The problem: Print the material below exactly as it stands, please, from its first line to the line holding "var manualCutoff = 0.82;", with no pictures.

>>>>>

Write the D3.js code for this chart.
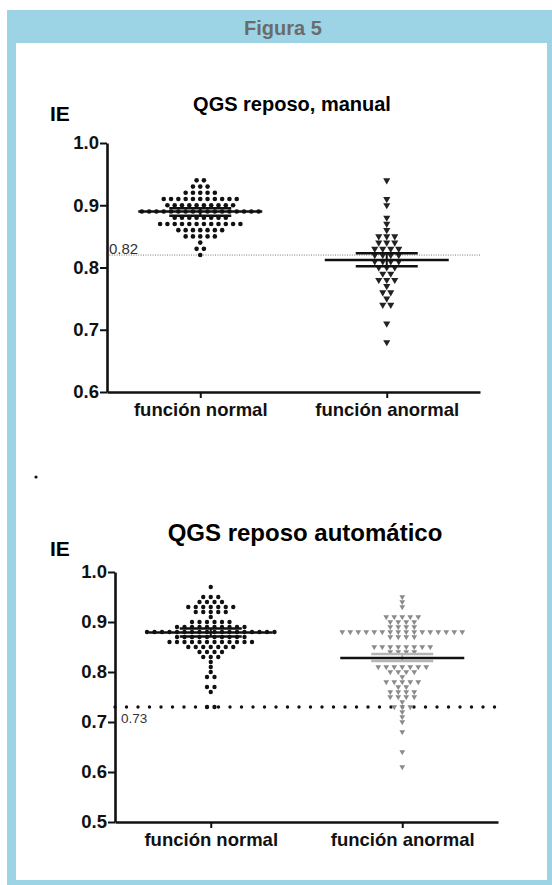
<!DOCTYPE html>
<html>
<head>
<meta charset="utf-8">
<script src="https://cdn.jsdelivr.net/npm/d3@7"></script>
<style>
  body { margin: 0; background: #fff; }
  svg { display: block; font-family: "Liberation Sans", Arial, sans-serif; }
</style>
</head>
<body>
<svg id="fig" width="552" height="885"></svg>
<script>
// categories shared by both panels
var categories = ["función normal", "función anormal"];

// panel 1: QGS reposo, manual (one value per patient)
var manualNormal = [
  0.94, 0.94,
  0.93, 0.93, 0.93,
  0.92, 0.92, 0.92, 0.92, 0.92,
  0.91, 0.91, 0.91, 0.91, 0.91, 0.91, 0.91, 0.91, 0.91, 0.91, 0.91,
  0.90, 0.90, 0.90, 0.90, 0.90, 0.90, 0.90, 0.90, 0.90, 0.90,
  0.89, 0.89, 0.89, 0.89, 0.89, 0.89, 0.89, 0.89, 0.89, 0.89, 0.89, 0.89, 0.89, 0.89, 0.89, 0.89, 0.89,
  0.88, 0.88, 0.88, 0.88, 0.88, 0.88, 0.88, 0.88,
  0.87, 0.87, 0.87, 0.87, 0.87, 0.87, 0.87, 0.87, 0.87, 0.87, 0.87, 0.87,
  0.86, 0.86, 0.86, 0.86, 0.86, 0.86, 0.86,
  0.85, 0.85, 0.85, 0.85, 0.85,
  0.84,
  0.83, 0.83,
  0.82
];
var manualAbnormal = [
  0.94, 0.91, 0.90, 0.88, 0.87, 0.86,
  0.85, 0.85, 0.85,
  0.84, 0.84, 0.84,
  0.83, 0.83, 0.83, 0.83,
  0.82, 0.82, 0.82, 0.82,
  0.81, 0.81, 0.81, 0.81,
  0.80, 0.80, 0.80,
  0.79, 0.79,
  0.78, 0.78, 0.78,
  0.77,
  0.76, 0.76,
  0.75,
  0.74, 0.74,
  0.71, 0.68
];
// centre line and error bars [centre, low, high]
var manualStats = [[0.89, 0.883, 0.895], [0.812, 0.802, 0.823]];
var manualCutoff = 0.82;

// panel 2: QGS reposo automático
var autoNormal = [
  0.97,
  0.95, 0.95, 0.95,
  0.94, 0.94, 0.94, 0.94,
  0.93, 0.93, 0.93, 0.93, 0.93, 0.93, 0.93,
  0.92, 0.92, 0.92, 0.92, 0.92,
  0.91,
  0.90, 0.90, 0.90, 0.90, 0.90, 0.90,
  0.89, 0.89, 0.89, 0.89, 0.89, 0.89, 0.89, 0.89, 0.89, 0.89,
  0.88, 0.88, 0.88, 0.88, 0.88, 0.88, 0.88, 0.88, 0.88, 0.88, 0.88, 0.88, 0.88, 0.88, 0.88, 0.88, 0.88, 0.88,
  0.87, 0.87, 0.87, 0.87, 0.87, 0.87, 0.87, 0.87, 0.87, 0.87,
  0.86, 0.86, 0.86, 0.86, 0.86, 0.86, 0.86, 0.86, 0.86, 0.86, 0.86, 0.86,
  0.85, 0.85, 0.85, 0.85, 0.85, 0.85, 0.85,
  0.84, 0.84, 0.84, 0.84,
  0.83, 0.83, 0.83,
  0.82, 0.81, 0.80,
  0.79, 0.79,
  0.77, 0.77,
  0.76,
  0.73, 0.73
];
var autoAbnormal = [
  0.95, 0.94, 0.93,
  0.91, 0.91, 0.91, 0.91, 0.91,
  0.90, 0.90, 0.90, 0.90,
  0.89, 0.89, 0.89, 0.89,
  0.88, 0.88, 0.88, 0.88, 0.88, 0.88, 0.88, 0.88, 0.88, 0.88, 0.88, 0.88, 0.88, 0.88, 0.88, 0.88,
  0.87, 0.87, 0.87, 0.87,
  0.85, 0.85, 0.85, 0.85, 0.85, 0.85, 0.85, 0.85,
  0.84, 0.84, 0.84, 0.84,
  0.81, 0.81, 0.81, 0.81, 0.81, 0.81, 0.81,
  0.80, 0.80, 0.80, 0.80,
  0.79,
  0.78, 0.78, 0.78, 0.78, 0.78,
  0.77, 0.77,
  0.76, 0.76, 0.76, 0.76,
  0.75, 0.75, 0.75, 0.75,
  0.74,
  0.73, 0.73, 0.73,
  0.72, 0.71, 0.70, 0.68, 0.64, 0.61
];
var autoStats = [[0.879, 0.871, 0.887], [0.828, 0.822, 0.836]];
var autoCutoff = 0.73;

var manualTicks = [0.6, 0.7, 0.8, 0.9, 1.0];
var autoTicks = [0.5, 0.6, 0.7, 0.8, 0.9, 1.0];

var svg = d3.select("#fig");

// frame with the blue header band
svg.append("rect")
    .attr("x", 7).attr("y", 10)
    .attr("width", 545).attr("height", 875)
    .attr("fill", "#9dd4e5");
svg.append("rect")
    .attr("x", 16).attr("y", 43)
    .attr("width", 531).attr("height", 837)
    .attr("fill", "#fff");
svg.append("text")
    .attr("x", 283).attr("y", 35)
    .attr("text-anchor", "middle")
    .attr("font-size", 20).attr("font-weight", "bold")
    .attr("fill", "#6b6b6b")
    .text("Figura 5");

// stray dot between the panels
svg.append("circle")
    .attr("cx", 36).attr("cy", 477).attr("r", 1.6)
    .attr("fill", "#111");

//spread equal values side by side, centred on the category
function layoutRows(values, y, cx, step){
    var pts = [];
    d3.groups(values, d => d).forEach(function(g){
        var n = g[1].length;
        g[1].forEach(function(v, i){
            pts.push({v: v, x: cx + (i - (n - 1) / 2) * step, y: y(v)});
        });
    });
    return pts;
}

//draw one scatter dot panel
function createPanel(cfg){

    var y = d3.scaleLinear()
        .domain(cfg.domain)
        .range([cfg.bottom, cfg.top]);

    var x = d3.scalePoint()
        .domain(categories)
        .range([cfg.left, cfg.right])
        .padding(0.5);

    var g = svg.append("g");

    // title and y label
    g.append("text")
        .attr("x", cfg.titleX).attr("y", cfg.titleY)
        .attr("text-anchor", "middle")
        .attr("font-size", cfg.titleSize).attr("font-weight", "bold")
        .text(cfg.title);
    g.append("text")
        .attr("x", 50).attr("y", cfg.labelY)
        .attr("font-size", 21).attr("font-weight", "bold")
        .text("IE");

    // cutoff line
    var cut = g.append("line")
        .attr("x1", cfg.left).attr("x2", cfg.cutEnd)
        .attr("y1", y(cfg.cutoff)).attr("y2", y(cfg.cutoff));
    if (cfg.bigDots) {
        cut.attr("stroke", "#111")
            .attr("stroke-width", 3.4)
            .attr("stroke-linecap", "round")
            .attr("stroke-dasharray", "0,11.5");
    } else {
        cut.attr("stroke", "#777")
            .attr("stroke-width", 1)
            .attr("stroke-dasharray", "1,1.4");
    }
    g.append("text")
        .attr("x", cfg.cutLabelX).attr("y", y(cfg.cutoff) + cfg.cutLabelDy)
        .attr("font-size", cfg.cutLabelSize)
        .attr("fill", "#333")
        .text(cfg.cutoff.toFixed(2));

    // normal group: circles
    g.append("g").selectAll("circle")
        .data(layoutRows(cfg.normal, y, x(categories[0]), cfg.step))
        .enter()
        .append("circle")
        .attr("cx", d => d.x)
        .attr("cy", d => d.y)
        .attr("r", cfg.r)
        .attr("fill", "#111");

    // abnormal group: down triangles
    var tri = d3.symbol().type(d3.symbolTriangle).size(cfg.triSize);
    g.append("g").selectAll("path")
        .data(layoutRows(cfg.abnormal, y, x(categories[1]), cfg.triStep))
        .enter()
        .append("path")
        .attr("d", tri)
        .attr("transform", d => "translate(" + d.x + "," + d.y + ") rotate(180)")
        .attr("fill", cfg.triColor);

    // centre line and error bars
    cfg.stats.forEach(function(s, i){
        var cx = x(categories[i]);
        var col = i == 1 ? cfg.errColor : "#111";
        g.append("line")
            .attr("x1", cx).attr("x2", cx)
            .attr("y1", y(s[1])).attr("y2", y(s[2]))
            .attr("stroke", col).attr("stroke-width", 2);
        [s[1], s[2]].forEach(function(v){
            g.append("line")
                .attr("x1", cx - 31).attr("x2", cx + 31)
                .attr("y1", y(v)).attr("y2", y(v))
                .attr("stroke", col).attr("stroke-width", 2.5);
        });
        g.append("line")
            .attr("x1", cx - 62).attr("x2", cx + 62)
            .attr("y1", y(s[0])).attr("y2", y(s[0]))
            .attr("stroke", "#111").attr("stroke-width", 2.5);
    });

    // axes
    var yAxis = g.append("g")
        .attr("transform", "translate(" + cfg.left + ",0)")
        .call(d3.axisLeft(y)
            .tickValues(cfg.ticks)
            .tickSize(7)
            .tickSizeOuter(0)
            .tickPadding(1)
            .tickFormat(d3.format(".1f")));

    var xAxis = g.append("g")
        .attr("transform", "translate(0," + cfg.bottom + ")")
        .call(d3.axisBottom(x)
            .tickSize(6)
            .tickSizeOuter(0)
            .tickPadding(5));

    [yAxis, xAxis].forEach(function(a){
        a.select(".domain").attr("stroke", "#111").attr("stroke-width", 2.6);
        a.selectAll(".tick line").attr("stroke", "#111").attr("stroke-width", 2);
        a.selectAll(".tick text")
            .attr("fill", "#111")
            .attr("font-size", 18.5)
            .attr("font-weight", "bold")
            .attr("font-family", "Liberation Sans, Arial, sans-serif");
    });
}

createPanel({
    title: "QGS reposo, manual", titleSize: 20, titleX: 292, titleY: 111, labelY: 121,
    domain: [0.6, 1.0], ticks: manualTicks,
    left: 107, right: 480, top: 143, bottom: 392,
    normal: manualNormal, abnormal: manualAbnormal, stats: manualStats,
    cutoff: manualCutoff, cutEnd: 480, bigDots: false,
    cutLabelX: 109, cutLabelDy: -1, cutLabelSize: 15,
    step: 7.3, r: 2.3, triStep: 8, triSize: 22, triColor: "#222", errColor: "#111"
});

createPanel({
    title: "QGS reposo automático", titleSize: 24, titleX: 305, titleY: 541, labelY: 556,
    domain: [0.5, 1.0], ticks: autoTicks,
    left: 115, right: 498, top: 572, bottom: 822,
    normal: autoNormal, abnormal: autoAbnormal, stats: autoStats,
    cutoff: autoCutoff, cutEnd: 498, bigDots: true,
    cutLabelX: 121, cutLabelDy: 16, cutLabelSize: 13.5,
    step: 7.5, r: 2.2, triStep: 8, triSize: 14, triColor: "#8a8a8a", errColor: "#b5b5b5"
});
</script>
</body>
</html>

<<<<<

Answer to the problem:
Write the D3.js code for this chart.
<!DOCTYPE html>
<html>
<head>
<meta charset="utf-8">
<script src="https://cdn.jsdelivr.net/npm/d3@7"></script>
<style>
  body { margin: 0; background: #fff; }
  svg { display: block; font-family: "Liberation Sans", Arial, sans-serif; }
</style>
</head>
<body>
<svg id="fig" width="552" height="885"></svg>
<script>
// categories shared by both panels
var categories = ["función normal", "función anormal"];

// panel 1: QGS reposo, manual (one value per patient)
var manualNormal = [
  0.94, 0.94,
  0.93, 0.93, 0.93,
  0.92, 0.92, 0.92, 0.92, 0.92,
  0.91, 0.91, 0.91, 0.91, 0.91, 0.91, 0.91, 0.91, 0.91, 0.91, 0.91,
  0.90, 0.90, 0.90, 0.90, 0.90, 0.90, 0.90, 0.90, 0.90, 0.90,
  0.89, 0.89, 0.89, 0.89, 0.89, 0.89, 0.89, 0.89, 0.89, 0.89, 0.89, 0.89, 0.89, 0.89, 0.89, 0.89, 0.89,
  0.88, 0.88, 0.88, 0.88, 0.88, 0.88, 0.88, 0.88,
  0.87, 0.87, 0.87, 0.87, 0.87, 0.87, 0.87, 0.87, 0.87, 0.87, 0.87, 0.87,
  0.86, 0.86, 0.86, 0.86, 0.86, 0.86, 0.86,
  0.85, 0.85, 0.85, 0.85, 0.85,
  0.84,
  0.83, 0.83,
  0.82
];
var manualAbnormal = [
  0.94, 0.91, 0.90, 0.88, 0.87, 0.86,
  0.85, 0.85, 0.85,
  0.84, 0.84, 0.84,
  0.83, 0.83, 0.83, 0.83,
  0.82, 0.82, 0.82, 0.82,
  0.81, 0.81, 0.81, 0.81,
  0.80, 0.80, 0.80,
  0.79, 0.79,
  0.78, 0.78, 0.78,
  0.77,
  0.76, 0.76,
  0.75,
  0.74, 0.74,
  0.71, 0.68
];
// centre line and error bars [centre, low, high]
var manualStats = [[0.89, 0.883, 0.895], [0.812, 0.802, 0.823]];
var manualCutoff = 0.82;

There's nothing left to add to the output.